▸ BRIEF:
Here is the task for the listing below: output exactly the lines from the one containing "What Bokeh code" through the one containing "from bokeh.resources import INLINE", and leave out the pictures.

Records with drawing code
——————————
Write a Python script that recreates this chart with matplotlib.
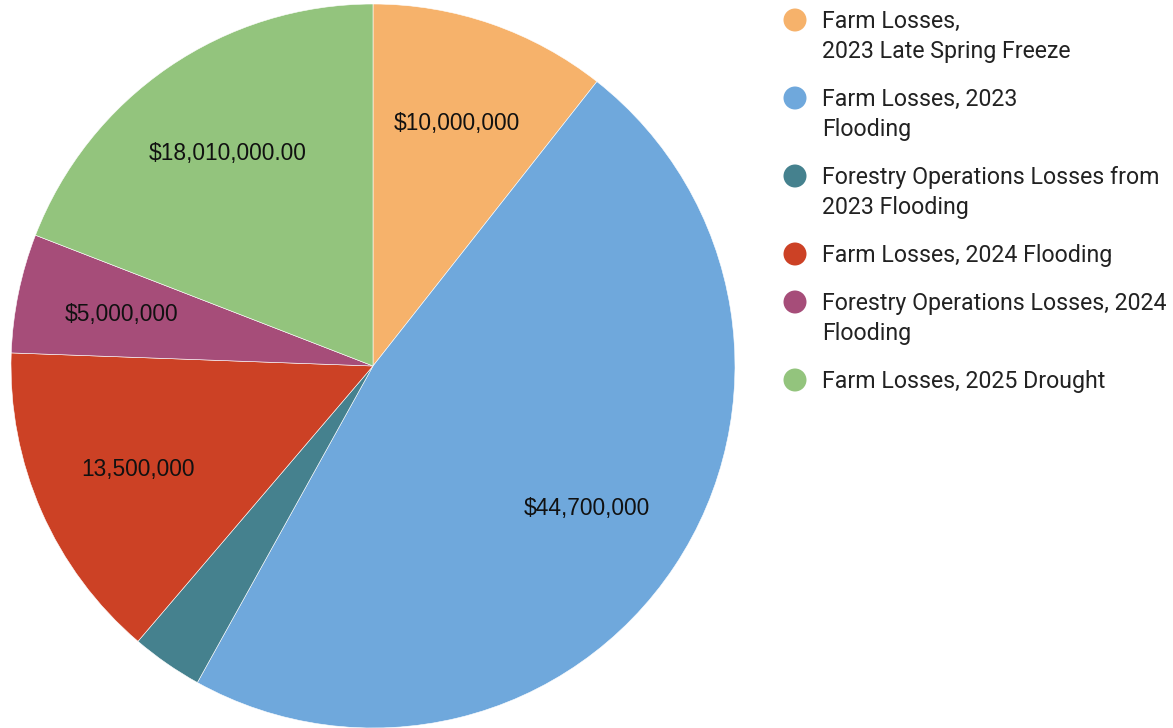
import matplotlib
matplotlib.use("Agg")
import matplotlib.pyplot as plt
from matplotlib.patches import Circle
import numpy as np

W, H = 1173, 728
CX, CY, R = 373, 366, 362  # pie centre / radius in pixels

categories = [
    "Farm Losses,\n2023 Late Spring Freeze",
    "Farm Losses, 2023\nFlooding",
    "Forestry Operations Losses from\n2023 Flooding",
    "Farm Losses, 2024 Flooding",
    "Forestry Operations Losses, 2024\nFlooding",
    "Farm Losses, 2025 Drought",
]
values = [10_000_000, 44_700_000, 3_000_000, 13_500_000, 5_000_000, 18_010_000]
slice_labels = ["$10,000,000", "$44,700,000", "", "13,500,000", "$5,000,000", "$18,010,000.00"]
colors = ["#f6b26b", "#6fa8dc", "#45818e", "#cc4125", "#a64d79", "#93c47d"]


def main():
    fig = plt.figure(figsize=(W / 100, H / 100), dpi=100)
    ax = fig.add_axes([0, 0, 1, 1])

    wedges, _ = ax.pie(values, colors=colors, startangle=90, counterclock=False,
                       radius=1.0, wedgeprops=dict(edgecolor="white", linewidth=0.4))
    ax.set_xlim(-CX / R, (W - CX) / R)
    ax.set_ylim(-(H - CY) / R, CY / R)
    ax.set_aspect("auto")
    ax.axis("off")

    for w, lab in zip(wedges, slice_labels):
        if not lab:
            continue
        ang = np.deg2rad((w.theta1 + w.theta2) / 2)
        d = 0.71
        ax.text(d * np.cos(ang), d * np.sin(ang), lab, ha="center", va="center",
                fontsize=16.4, family="Liberation Sans", color="#111111")

    # legend, drawn by hand so the dot lines up with the first text line
    y = 28
    for lab, c in zip(categories, colors):
        lines = lab.split("\n")
        ax.add_patch(Circle(((795 - CX) / R, (CY - (y - 8)) / R), 11.5 / R,
                            color=c, lw=0, clip_on=False))
        for i, line in enumerate(lines):
            fig.text(822 / W, 1 - (y + 30 * i) / H, line, ha="left", va="baseline",
                     fontsize=16.7, family="Roboto", color="#222222")
        y += 48 + 30 * (len(lines) - 1)

    fig.savefig("out.png", dpi=100)
    plt.close(fig)


if __name__ == "__main__":
    main()
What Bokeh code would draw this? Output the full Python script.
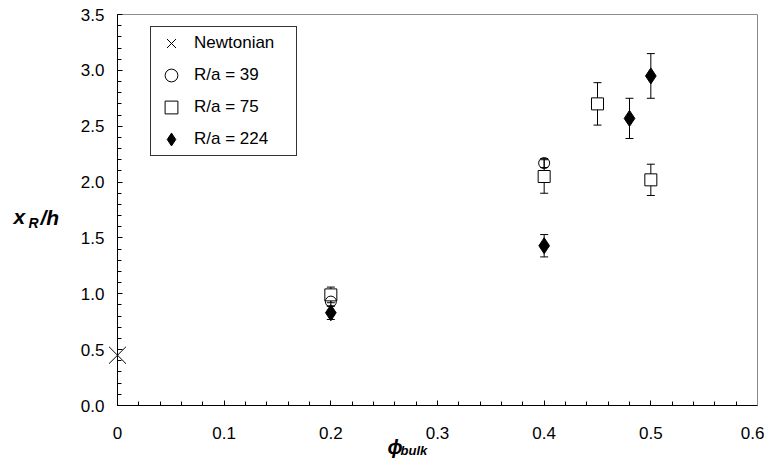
from bokeh.plotting import figure
from bokeh.models import (ColumnDataSource, Whisker, TeeHead, FixedTicker, Label,
                          Legend, LegendItem, LinearAxis)
from bokeh.embed import file_html
from bokeh.resources import INLINE

# ---- data ----
newt_x = [0.0]
newt_y = [0.45]

r39_x = [0.2, 0.4]
r39_y = [0.93, 2.17]
r39_err = [0.04, 0.04]

r75_x = [0.2, 0.4, 0.45, 0.5]
r75_y = [0.99, 2.05, 2.70, 2.02]
r75_err = [0.07, 0.15, 0.19, 0.14]

r224_x = [0.2, 0.4, 0.48, 0.5]
r224_y = [0.83, 1.43, 2.57, 2.95]
r224_err = [0.06, 0.10, 0.18, 0.20]

x_ticks = [0.0, 0.1, 0.2, 0.3, 0.4, 0.5, 0.6]
x_tick_labels = ["0", "0.1", "0.2", "0.3", "0.4", "0.5", "0.6"]
y_ticks = [0.0, 0.5, 1.0, 1.5, 2.0, 2.5, 3.0, 3.5]
y_tick_labels = ["0.0", "0.5", "1.0", "1.5", "2.0", "2.5", "3.0", "3.5"]

legend_labels = ["Newtonian", "R/a = 39", "R/a = 75", "R/a = 224"]

FONT = "Liberation Sans"

# canvas 764 x 460; the frame fills the canvas, axes are placed at fixed data locations
W, H = 764, 460
X0PX, X1PX, Y0PX, Y1PX = 117, 757, 405, 14      # pixel positions of x=0, x=0.6, y=0, y=3.5
sx = (X1PX - X0PX) / 0.6
sy = (Y0PX - Y1PX) / 3.5
x_range = (-X0PX / sx, 0.6 + (W - X1PX) / sx)
y_range = (-(H - Y0PX) / sy, 3.5 + Y1PX / sy)

p = figure(width=W, height=H, x_range=x_range, y_range=y_range,
           output_backend="svg", toolbar_location=None,
           min_border=0, min_border_left=0, min_border_right=0,
           min_border_top=0, min_border_bottom=0, x_axis_type=None, y_axis_type=None)
p.xgrid.visible = False
p.ygrid.visible = False
p.outline_line_color = None
p.background_fill_color = "white"
p.border_fill_color = "white"

xax = LinearAxis(fixed_location=0, bounds=(0, 0.6),
                 ticker=FixedTicker(ticks=x_ticks, minor_ticks=[i * 0.02 for i in range(31)]))
yax = LinearAxis(fixed_location=0, bounds=(0, 3.5),
                 ticker=FixedTicker(ticks=y_ticks, minor_ticks=[i * 0.1 for i in range(36)]))
xax.major_label_overrides = dict(zip(x_ticks, x_tick_labels))
yax.major_label_overrides = dict(zip(y_ticks, y_tick_labels))
for ax in (xax, yax):
    ax.axis_line_color = "black"
    ax.axis_line_width = 1
    ax.major_tick_in = 5
    ax.major_tick_out = 0
    ax.minor_tick_in = 4
    ax.minor_tick_out = 0
    ax.major_tick_line_color = "black"
    ax.minor_tick_line_color = "black"
    ax.major_label_text_font = FONT
    ax.major_label_text_font_size = "17px"
    ax.major_label_text_color = "black"
xax.major_label_standoff = 21
yax.major_label_standoff = 13
p.add_layout(xax, "below")
p.add_layout(yax, "left")

# gray frame lines (top and right)
top_ax = LinearAxis(fixed_location=3.5, bounds=(0, 0.6), ticker=FixedTicker(ticks=[]))
right_ax = LinearAxis(fixed_location=0.6, bounds=(0, 3.5), ticker=FixedTicker(ticks=[]))
for ax in (top_ax, right_ax):
    ax.axis_line_color = "#8c8c8c"
    ax.axis_line_width = 1
    ax.major_tick_line_color = None
    ax.minor_tick_line_color = None
    ax.major_label_text_alpha = 0
p.add_layout(top_ax, "above")
p.add_layout(right_ax, "right")


def errbars(xs, ys, es):
    src = ColumnDataSource(dict(x=xs, upper=[y + e for y, e in zip(ys, es)],
                                lower=[y - e for y, e in zip(ys, es)]))
    w = Whisker(base="x", upper="upper", lower="lower", source=src,
                line_color="black", line_width=1,
                upper_head=TeeHead(size=8, line_color="black", line_width=1),
                lower_head=TeeHead(size=8, line_color="black", line_width=1))
    p.add_layout(w)


errbars(r75_x, r75_y, r75_err)
errbars(r224_x, r224_y, r224_err)
errbars(r39_x, r39_y, r39_err)

p.scatter(newt_x, newt_y, marker="x", size=24, line_color="black", line_width=1)
p.scatter(r75_x, r75_y, marker="square", size=12, fill_color="white",
          line_color="black", line_width=1)
p.scatter(r39_x, r39_y, marker="circle", size=11, fill_color=None,
          line_color="black", line_width=1)
p.scatter(r224_x, r224_y, marker="diamond", size=16, fill_color="black",
          line_color="black")

# legend proxies: same data, hidden from the plot area (legend sizes its own markers)
lg_n = p.scatter(newt_x, newt_y, marker="x", line_color="black", visible=False)
lg_39 = p.scatter(r39_x, r39_y, marker="circle", fill_color=None,
                  line_color="black", visible=False)
lg_75 = p.scatter(r75_x, r75_y, marker="square", fill_color=None,
                  line_color="black", visible=False)
lg_224 = p.scatter(r224_x, r224_y, marker="diamond", fill_color="black",
                   line_color="black", visible=False)

LEG_LEFT, LEG_TOP, LEG_H = 150, 28, 128
legend = Legend(items=[LegendItem(label=l, renderers=[r], index=0) for l, r in
                       zip(legend_labels, [lg_n, lg_39, lg_75, lg_224])],
                location=(LEG_LEFT, H - LEG_TOP - LEG_H))
legend.border_line_color = "#333333"
legend.border_line_alpha = 1.0
legend.border_line_width = 1
legend.background_fill_alpha = 1.0
legend.padding = 0
legend.spacing = 0
legend.glyph_width = 40
legend.glyph_height = 32
legend.label_height = 20
legend.label_width = 102
legend.label_standoff = 3
legend.label_text_font = FONT
legend.label_text_font_size = "17px"
legend.label_text_color = "black"
legend.label_text_baseline = "middle"
legend.margin = 0
legend.click_policy = "none"
p.add_layout(legend)

# axis titles (bold italic, with subscripts)
def px2x(px):
    return (px - X0PX) / sx

def px2y(py):
    return (Y0PX - py) / sy

TS = dict(text_font=FONT, text_font_style="bold italic", text_color="black",
          text_baseline="alphabetic", text_align="left")
p.add_layout(Label(x=px2x(13), y=px2y(216), text="x", text_font_size="21px", **TS))
p.add_layout(Label(x=px2x(28), y=px2y(222), text="R", text_font_size="14px", **TS))
p.add_layout(Label(x=px2x(40), y=px2y(217), text="/h", text_font_size="21px", **TS))
p.add_layout(Label(x=px2x(387), y=px2y(446), text="ϕ", text_font_size="20px", **TS))
p.add_layout(Label(x=px2x(400), y=px2y(450), text="bulk", text_font_size="13px", **TS))

open("out.html", "w").write(file_html(p, INLINE))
——————————
▸ SOLUTION:
What Bokeh code would draw this? Output the full Python script.
from bokeh.plotting import figure
from bokeh.models import (ColumnDataSource, Whisker, TeeHead, FixedTicker, Label,
                          Legend, LegendItem, LinearAxis)
from bokeh.embed import file_html
from bokeh.resources import INLINE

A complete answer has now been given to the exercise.